The London marathon takes place this Sunday and it always reminds me of a lesson I learnt a few years back. I was training for my first ultra marathon race and it was time to take my training to a new level. I had a couple of days free to run back to back marathons. 18 miles in and I reached my first option for an overnight camp, but I felt like my day had only just began. 8 miles of open beach running would take me to the marathon mark (26.2 m/42k) and I still hadn’t collapsed.
So I cracked on and began marathon number two. The next ten miles was an undulating roller coaster ride of coastal path running. Reaching the last opportunity for a decent camp spot I sat for a few minutes, but I was soon moving again. I am not sure if I really made any deals with myself but something inside me had set me on the trail of back to back marathons, just without any sleep!
Resigned to walking due to darkness and fatigue I returned home; ghost like at 11pm. The sausages that I had carried for an open fire sizzle would soon refuel me and then I pretended to sleep as my aching legs and wandering mind kept me awake until the small hours.
Prior to the 47 miles I was wondering when I would hit the infamous wall. A quick search on Google gave me the following definition; ‘after running about 20 miles, wracked with total body fatigue, unsteadiness and possible light-headedness, a marathon runner hits an invisible wall, an apparently insurmountable physiological barrier which stops them in their tracks.’
Who could blame me for expecting to hit the wall? But I didn’t. Instead after about ten miles I noticed pain and fatigue; it was like reaching the top of a plateau. It was all about how long I was prepared to put up with the discomfort. With adequate physical fitness, a strong mental approach and self management during the event anything is possible. The wall? Rubbish, probably created my early marathon runners to exclude others.
As coaches and leaders we have the opportunity to work with the perception of others. Our role is to present a different perception, illustrate the lack of ‘truth’, create new possibilities or set them free from their current way of thinking.
Einstein talked of delusion and how we are trapped in our own prisons. Describing how we might free ourselves by ‘widening our circle of compassion’. Surely the process and indeed purpose of coaching and being a leader is simply this? By encouraging individuals to commit to a physical action we immediately shift perception, thoughts and feelings.

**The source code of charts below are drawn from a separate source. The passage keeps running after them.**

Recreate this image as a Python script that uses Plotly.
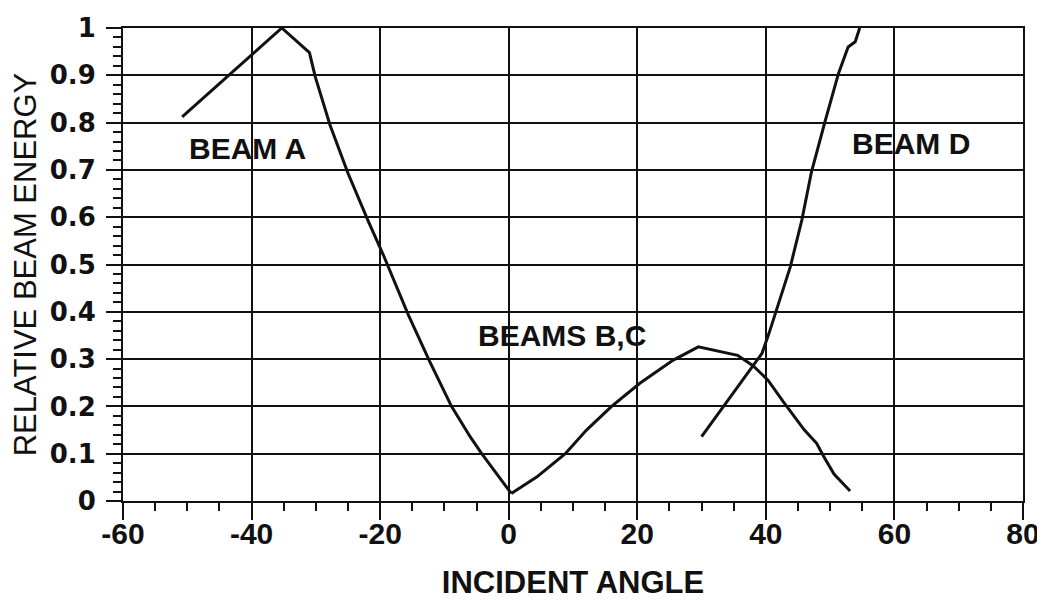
"""
Relative beam energy vs incident angle — line chart, black-on-white print style.
"""

import plotly.graph_objects as go

# ── Data ─────────────────────────────────────────────────────────────────────

beam_a_x = [-50.8, -40.0, -35.3, -31.0, -30.1, -27.8, -25.0, -21.8, -19.5,
            -15.6, -12.3, -8.9, -6.0, -4.2, 0.4]
beam_a_y = [0.812, 0.943, 1.0, 0.948, 0.897, 0.795, 0.693, 0.59, 0.52,
            0.393, 0.295, 0.2, 0.136, 0.1, 0.016]

beam_bc_x = [0.4, 4.4, 8.8, 12.1, 16.0, 20.4, 25.6, 29.5, 35.6, 38.0,
             40.3, 42.7, 46.0, 47.9, 49.0, 50.6, 53.1]
beam_bc_y = [0.016, 0.051, 0.1, 0.15, 0.2, 0.249, 0.298, 0.326, 0.308, 0.286,
             0.256, 0.21, 0.15, 0.122, 0.094, 0.057, 0.021]

beam_d_x = [30.0, 33.4, 38.0, 39.4, 40.5, 43.8, 45.6, 47.1, 49.2, 51.3,
            52.8, 53.9, 54.6]
beam_d_y = [0.136, 0.2, 0.284, 0.312, 0.355, 0.495, 0.594, 0.696, 0.802,
            0.904, 0.96, 0.971, 1.0]

labels = ["BEAM A", "BEAMS B,C", "BEAM D"]
label_x = [-40.6, 8.3, 62.5]
label_y = [0.746, 0.349, 0.755]

x_ticks = [-60, -40, -20, 0, 20, 40, 60, 80]
x_tick_text = ["-60", "-40", "-20", "0", "20", "40", "60", "80"]
y_ticks = [0, 0.1, 0.2, 0.3, 0.4, 0.5, 0.6, 0.7, 0.8, 0.9, 1]
y_tick_text = ["0", "0.1", "0.2", "0.3", "0.4", "0.5", "0.6", "0.7", "0.8", "0.9", "1"]

# ── Style ────────────────────────────────────────────────────────────────────

INK = "#111111"
SANS = "Liberation Sans, Arial, sans-serif"
WIDE = "DejaVu Sans, sans-serif"

fig = go.Figure()

for xs, ys in [(beam_a_x, beam_a_y), (beam_bc_x, beam_bc_y), (beam_d_x, beam_d_y)]:
    fig.add_trace(go.Scatter(
        x=xs, y=ys,
        mode="lines",
        line=dict(color=INK, width=3),
        showlegend=False,
        hoverinfo="skip",
    ))

for text, x, y in zip(labels, label_x, label_y):
    fig.add_annotation(
        x=x, y=y, text=f"<b>{text}</b>",
        showarrow=False,
        font=dict(family=SANS, size=30, color=INK),
    )

# page body adds an 8px margin, so the figure is 8px smaller than the window
fig.update_layout(
    width=1037, height=592,
    paper_bgcolor="white",
    plot_bgcolor="white",
    margin=dict(l=115, r=22, t=20, b=99),
    showlegend=False,
    xaxis=dict(
        range=[-60, 80],
        tickvals=x_ticks, ticktext=x_tick_text,
        ticks="outside", ticklen=17, tickwidth=2, tickcolor=INK,
        ticklabelstandoff=-12,
        tickfont=dict(family=SANS, size=30, color=INK, weight="bold"),
        showgrid=True, gridcolor=INK, gridwidth=2,
        zeroline=False,
        showline=True, linecolor=INK, linewidth=2, mirror=True,
        minor=dict(dtick=5, ticks="outside", ticklen=8, tickwidth=2,
                   tickcolor=INK, showgrid=False),
        automargin=False,
        title=dict(text="<b>INCIDENT ANGLE</b>",
                   font=dict(family=SANS, size=31, color=INK), standoff=22),
    ),
    yaxis=dict(
        range=[0, 1],
        tickvals=y_ticks, ticktext=y_tick_text,
        ticks="outside", ticklen=15, tickwidth=2, tickcolor=INK,
        ticklabelstandoff=5,
        tickfont=dict(family=WIDE, size=26, color=INK, weight="bold"),
        showgrid=True, gridcolor=INK, gridwidth=2,
        zeroline=False,
        showline=True, linecolor=INK, linewidth=2, mirror=True,
        minor=dict(dtick=0.02, ticks="outside", ticklen=8, tickwidth=2,
                   tickcolor=INK, showgrid=False),
        automargin=False,
        title=dict(text="RELATIVE BEAM ENERGY",
                   font=dict(family=SANS, size=31, color=INK), standoff=14),
    ),
)

fig.write_html("out.html")
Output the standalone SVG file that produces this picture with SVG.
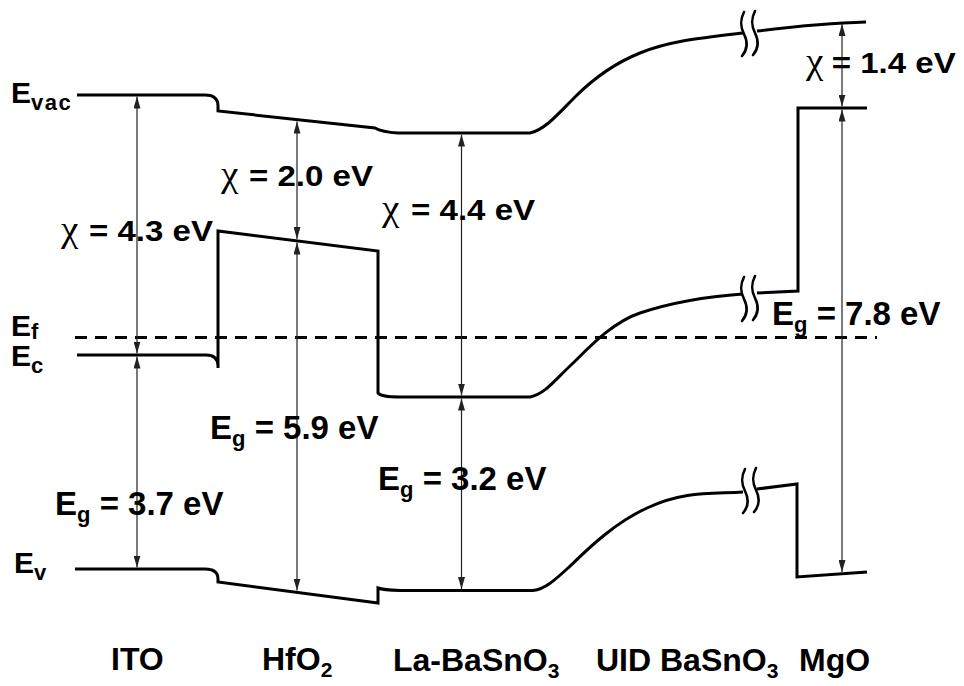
<svg xmlns="http://www.w3.org/2000/svg" width="964" height="686" viewBox="0 0 964 686">
<style>
.band{fill:none;stroke:#000;stroke-width:3;stroke-linejoin:miter;stroke-linecap:butt}
.brk{fill:none;stroke:#000;stroke-width:2.6;stroke-linecap:round}
.fermi{fill:none;stroke:#000;stroke-width:3;stroke-dasharray:12 8}
.arr{stroke:#222;stroke-width:1.2;marker-start:url(#ah);marker-end:url(#ah)}
text{font-family:"Liberation Sans",Arial,sans-serif;font-weight:bold;fill:#000}
.chi{font-family:"Liberation Serif","Times New Roman",serif;font-weight:normal;font-size:35px}
.lbl{font-size:29.5px}
.eg{font-size:33px}
.sub{font-size:22px}
.lvl{font-size:30px}
.mat{font-size:32px}
.msub{font-size:21px}
</style>
<defs>
<marker id="ah" markerUnits="userSpaceOnUse" markerWidth="12" markerHeight="7" refX="12" refY="3.5" orient="auto-start-reverse">
<path d="M0,0 L12,3.5 L0,7 z" fill="#222"/>
</marker>
<path id="bm" d="M-1,-22 C-5,-14 -5,-8 -1,0 C3,8 3,15 -3,22"/>
</defs>

<g id="bands">
<path id="evac" class="band" d="M77,95 H205 Q218,95 218,106 V111 L375,128 Q382,132 398,133 H530 C545,130 560,112 575,97 S610,65 640,53 S700,38 743,33"/>
<path id="evac-mgo" class="band" d="M757,31 C790,27 830,23 866,22"/>
<path id="ec" class="band" d="M77,355 H206 Q218,355 218,366 V368 V231 L378,251 V393 Q381,397 400,397 H530 C545,394 555,380 570,366 S610,323 640,313 S700,297 743,294"/>
<path id="ec-mgo" class="band" d="M757,293 L798,291 V108 H867"/>
<path id="ev" class="band" d="M75,569 H205 Q218,569 218,579 V582 L378,603 V588 Q383,590 400,590.5 H533 C545,589 555,580 568,568 S610,525 647,508 S710,494 743,492"/>
<path id="ev-mgo" class="band" d="M757,489 L797,484 V577 L867,572"/>
<path id="ef" class="fermi" d="M75,337.5 H877"/>
</g>

<g id="breaks" class="brk">
<use href="#bm" x="745" y="34"/>
<use href="#bm" x="756" y="33"/>
<use href="#bm" x="745" y="299"/>
<use href="#bm" x="756" y="298"/>
<use href="#bm" x="746" y="491"/>
<use href="#bm" x="757" y="490"/>
</g>

<g id="connectors">
<line class="arr" x1="137" y1="96.5" x2="137" y2="353.5"/>
<line class="arr" x1="137" y1="356.5" x2="137" y2="567.5"/>
<line class="arr" x1="297" y1="121.5" x2="297" y2="239"/>
<line class="arr" x1="297" y1="242.5" x2="297" y2="590.5"/>
<line class="arr" x1="461.5" y1="134.5" x2="461.5" y2="395.5"/>
<line class="arr" x1="461.5" y1="398.5" x2="461.5" y2="589"/>
<line class="arr" x1="842" y1="24" x2="842" y2="106.5"/>
<line class="arr" x1="842" y1="109.5" x2="842" y2="572"/>
</g>

<g id="level-labels">
<text class="lvl" x="11" y="103">E<tspan class="sub" dy="7" style="letter-spacing:1.5px">vac</tspan></text>
<text class="lvl" x="11" y="336">E<tspan class="sub" dy="3">f</tspan></text>
<text class="lvl" x="11" y="366">E<tspan class="sub" dy="7">c</tspan></text>
<text class="lvl" x="14" y="573">E<tspan class="sub" dy="7">v</tspan></text>
</g>

<g id="chi-labels">
<text class="lbl" transform="translate(61,241) scale(1.12,1)"><tspan class="chi" x="0">χ</tspan><tspan x="25">= 4.3 eV</tspan></text>
<text class="lbl" transform="translate(221,186) scale(1.12,1)"><tspan class="chi" x="0">χ</tspan><tspan x="25">= 2.0 eV</tspan></text>
<text class="lbl" transform="translate(382,220) scale(1.12,1)"><tspan class="chi" x="0">χ</tspan><tspan x="26">= 4.4 eV</tspan></text>
<text class="lbl" transform="translate(806,73) scale(1.12,1)"><tspan class="chi" x="0">χ</tspan><tspan x="23">= 1.4 eV</tspan></text>
</g>

<g id="gap-labels">
<text class="eg" x="55" y="515">E<tspan class="sub" dy="7">g</tspan><tspan dy="-7"> = 3.7 eV</tspan></text>
<text class="eg" x="210" y="439">E<tspan class="sub" dy="7">g</tspan><tspan dy="-7"> = 5.9 eV</tspan></text>
<text class="eg" x="378" y="490">E<tspan class="sub" dy="7">g</tspan><tspan dy="-7"> = 3.2 eV</tspan></text>
<text class="eg" x="772" y="325">E<tspan class="sub" dy="7">g</tspan><tspan dy="-7"> = 7.8 eV</tspan></text>
</g>

<g id="materials">
<text class="mat" x="111" y="670">ITO</text>
<text class="mat" x="262" y="670">HfO<tspan class="msub" dy="7">2</tspan></text>
<text class="mat" x="393" y="671">La-BaSnO<tspan class="msub" dy="7">3</tspan></text>
<text class="mat" x="596" y="671">UID BaSnO<tspan class="msub" dy="7">3</tspan></text>
<text class="mat" x="799" y="671">MgO</text>
</g>
</svg>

One of the great ways to cut through someone’s perception is to ask – ‘how do you know what you know?‘ In this context – how do you know there is a wall at 20 miles? This in itself is often enough to create a shift.
Tips for challenging perception that can be applied on your next run or at work…
- Remember there is no wall.
- Don’t believe the hype. Those that create the hype probably want to keep you locked up.
- Seek alternative possibilities, test these possibilities – personally.
- Ask the question – how do you know what you know?
- Enjoy creating this new landscape, boldly share it with others. They will appreciate your view.
- Be patient – these changes don’t always happen at a flick of a switch.
- Be ready for surprises and celebrate them.
- Start before you are ready.
- Don’t wait for your perception to be changed by someone else or from something you read.